Mhaske explains that their ratings are done by weighing the number of issues raised against the number of complaints lodged by constituents on that issue. “Some of the tangible parameters like an elected Municipal Councillor’s attendance in the Corporation and the Committee Meetings, the number of issues she/he has raised in these forums, importance of those issues, and utilisation of the funds allotted to her/him.”

“For example, there are complaints on these five issues: water, drainage, sewerage, garden and road in an area, for instance 100 related to drainage and 20 related to road. And a councillor raised 10 questions, and out of them eight were about water only. So, we check proportionality in these questions.”

On the question of whether the councillors of the ruling party get more funding or not, Mhaske said, “It is there in every city.
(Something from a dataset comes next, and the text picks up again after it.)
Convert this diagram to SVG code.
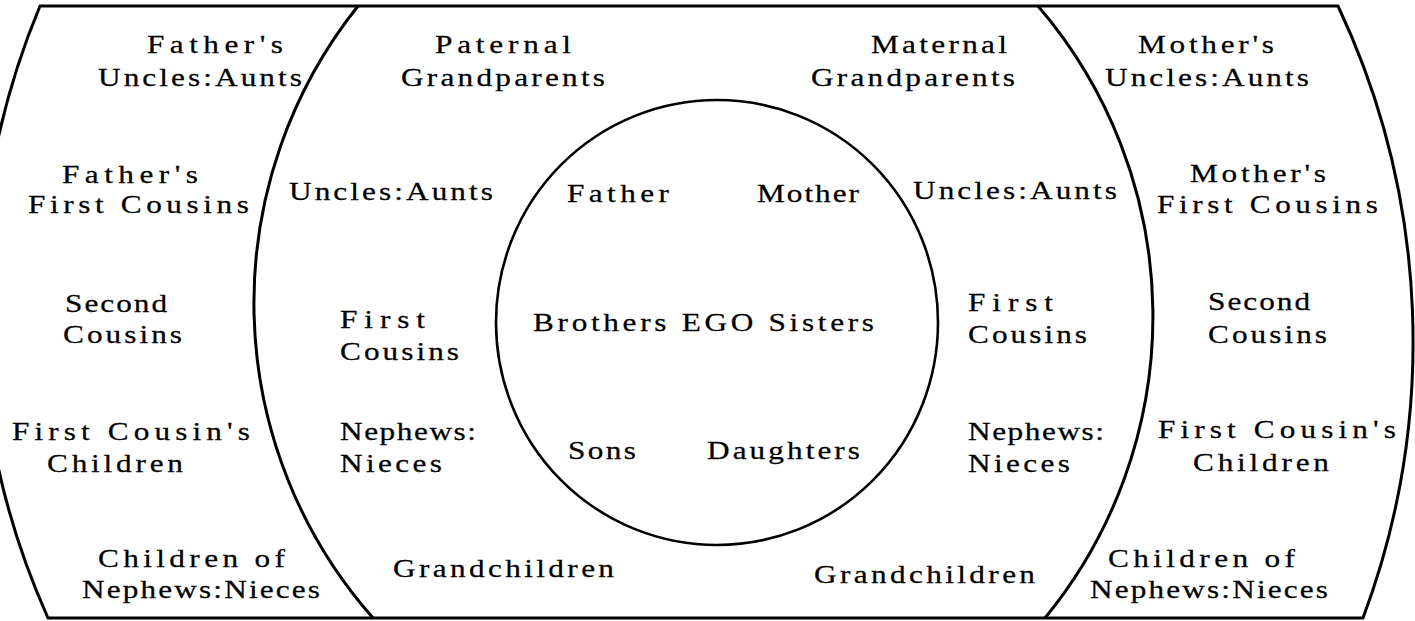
<svg xmlns="http://www.w3.org/2000/svg" width="1415" height="621" viewBox="0 0 1415 621">
<style>
  .ln { fill: none; stroke: #000; stroke-width: 3; stroke-linejoin: round; }
  .c { fill: none; stroke: #000; stroke-width: 2.6; }
  text { font-family: "Liberation Serif", "Times New Roman", serif; font-size: 25px; fill: #000; stroke: #000; stroke-width: 0.25; }
</style>
<rect width="1415" height="621" fill="#fff"/>
<g id="shapes">
  <path id="outer-outline" class="ln" d="M40,6 L1338,6 A788,788 0 0 1 1363,618 L48,618 A771,771 0 0 1 40,6 Z"/>
  <path id="left-inner-arc" class="ln" d="M358,6 A476,476 0 0 0 373,618"/>
  <path id="right-inner-arc" class="ln" d="M1038,6 A476,476 0 0 1 1045,618"/>
  <ellipse id="ego-circle" class="c" cx="717" cy="322.5" rx="221" ry="222.5"/>
</g>
<g id="connectors"></g>
<g id="left-outer">
  <g id="fathers-uncles-aunts"><text transform="translate(147 53) scale(1.25 1)" textLength="108.8" lengthAdjust="spacing">Father's</text><text transform="translate(98 86) scale(1.25 1)" textLength="163.2" lengthAdjust="spacing">Uncles:Aunts</text></g>
  <g id="fathers-first-cousins"><text transform="translate(62 183) scale(1.25 1)" textLength="108.8" lengthAdjust="spacing">Father's</text><text transform="translate(28 213) scale(1.25 1)" textLength="176.8" lengthAdjust="spacing">First Cousins</text></g>
  <g id="second-cousins-left"><text transform="translate(65 312) scale(1.25 1)" textLength="81.6" lengthAdjust="spacing">Second</text><text transform="translate(63 343) scale(1.25 1)" textLength="95.2" lengthAdjust="spacing">Cousins</text></g>
  <g id="first-cousins-children-left"><text transform="translate(12 440) scale(1.25 1)" textLength="190.4" lengthAdjust="spacing">First Cousin's</text><text transform="translate(47 472) scale(1.25 1)" textLength="108.8" lengthAdjust="spacing">Children</text></g>
  <g id="children-of-nephews-left"><text transform="translate(98 567) scale(1.25 1)" textLength="149.6" lengthAdjust="spacing">Children of</text><text transform="translate(82 598) scale(1.25 1)" textLength="190.4" lengthAdjust="spacing">Nephews:Nieces</text></g>
</g>
<g id="middle-left">
  <g id="paternal-grandparents"><text transform="translate(435 53) scale(1.25 1)" textLength="108.8" lengthAdjust="spacing">Paternal</text><text transform="translate(401 86) scale(1.25 1)" textLength="163.2" lengthAdjust="spacing">Grandparents</text></g>
  <g id="uncles-aunts-left"><text transform="translate(289 200) scale(1.25 1)" textLength="163.2" lengthAdjust="spacing">Uncles:Aunts</text></g>
  <g id="first-cousins-left"><text transform="translate(340 328) scale(1.25 1)" textLength="68" lengthAdjust="spacing">First</text><text transform="translate(340 360) scale(1.25 1)" textLength="95.2" lengthAdjust="spacing">Cousins</text></g>
  <g id="nephews-nieces-left"><text transform="translate(340 440) scale(1.25 1)" textLength="108.8" lengthAdjust="spacing">Nephews:</text><text transform="translate(340 472) scale(1.25 1)" textLength="81.6" lengthAdjust="spacing">Nieces</text></g>
  <g id="grandchildren-left"><text transform="translate(393 577) scale(1.25 1)" textLength="176.8" lengthAdjust="spacing">Grandchildren</text></g>
</g>
<g id="ego-circle-labels">
  <g id="father"><text transform="translate(567 202) scale(1.25 1)" textLength="81.6" lengthAdjust="spacing">Father</text></g>
  <g id="mother"><text transform="translate(757 202) scale(1.25 1)" textLength="81.6" lengthAdjust="spacing">Mother</text></g>
  <g id="ego"><text transform="translate(533 331) scale(1.25 1)" textLength="272.8" lengthAdjust="spacing">Brothers EGO Sisters</text></g>
  <g id="sons"><text transform="translate(568 459) scale(1.25 1)" textLength="54.4" lengthAdjust="spacing">Sons</text></g>
  <g id="daughters"><text transform="translate(707 459) scale(1.25 1)" textLength="122.4" lengthAdjust="spacing">Daughters</text></g>
</g>
<g id="middle-right">
  <g id="maternal-grandparents"><text transform="translate(871 53) scale(1.25 1)" textLength="108.8" lengthAdjust="spacing">Maternal</text><text transform="translate(811 86) scale(1.25 1)" textLength="163.2" lengthAdjust="spacing">Grandparents</text></g>
  <g id="uncles-aunts-right"><text transform="translate(913 199) scale(1.25 1)" textLength="163.2" lengthAdjust="spacing">Uncles:Aunts</text></g>
  <g id="first-cousins-right"><text transform="translate(968 311) scale(1.25 1)" textLength="68" lengthAdjust="spacing">First</text><text transform="translate(968 343) scale(1.25 1)" textLength="95.2" lengthAdjust="spacing">Cousins</text></g>
  <g id="nephews-nieces-right"><text transform="translate(968 440) scale(1.25 1)" textLength="108.8" lengthAdjust="spacing">Nephews:</text><text transform="translate(968 472) scale(1.25 1)" textLength="81.6" lengthAdjust="spacing">Nieces</text></g>
  <g id="grandchildren-right"><text transform="translate(814 583) scale(1.25 1)" textLength="176.8" lengthAdjust="spacing">Grandchildren</text></g>
</g>
<g id="right-outer">
  <g id="mothers-uncles-aunts"><text transform="translate(1138 53) scale(1.25 1)" textLength="108.8" lengthAdjust="spacing">Mother's</text><text transform="translate(1105 86) scale(1.25 1)" textLength="163.2" lengthAdjust="spacing">Uncles:Aunts</text></g>
  <g id="mothers-first-cousins"><text transform="translate(1190 182) scale(1.25 1)" textLength="108.8" lengthAdjust="spacing">Mother's</text><text transform="translate(1157 213) scale(1.25 1)" textLength="176.8" lengthAdjust="spacing">First Cousins</text></g>
  <g id="second-cousins-right"><text transform="translate(1208 310) scale(1.25 1)" textLength="81.6" lengthAdjust="spacing">Second</text><text transform="translate(1208 343) scale(1.25 1)" textLength="95.2" lengthAdjust="spacing">Cousins</text></g>
  <g id="first-cousins-children-right"><text transform="translate(1158 438) scale(1.25 1)" textLength="190.4" lengthAdjust="spacing">First Cousin's</text><text transform="translate(1193 471) scale(1.25 1)" textLength="108.8" lengthAdjust="spacing">Children</text></g>
  <g id="children-of-nephews-right"><text transform="translate(1108 567) scale(1.25 1)" textLength="149.6" lengthAdjust="spacing">Children of</text><text transform="translate(1090 598) scale(1.25 1)" textLength="190.4" lengthAdjust="spacing">Nephews:Nieces</text></g>
</g>
</svg>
The ruling party gets preferences in the allotment of funds to some extent. But every councillor has a discretionary fund also. So discrimation on the basis of party doesn’t seem to be here.”

On average though, what could be seen was that councillors of the BJP were faring better. The question remains, were funds distributed according to party affinity? Mhaske says that is not the case. “The biggest problem is that our councillors don’t participate in the budget making process. If they push a good and proper proposal, usually they get the funds.”

“Usually Delhi’s MCD budget comes around December/January. And four to five months before that, various committees of the house ask councillors to share their budgets. But Many councillors don’t know how to get funds. What they do, they share their demands in a letter, like for example a garden is to be made. This is not the way it happens. If a garden is to be made, do you have any reservation for that? You have to do tendering. It requires planning with proper follow- up. So only senior councillors who have a team do that,” and they get funded easily.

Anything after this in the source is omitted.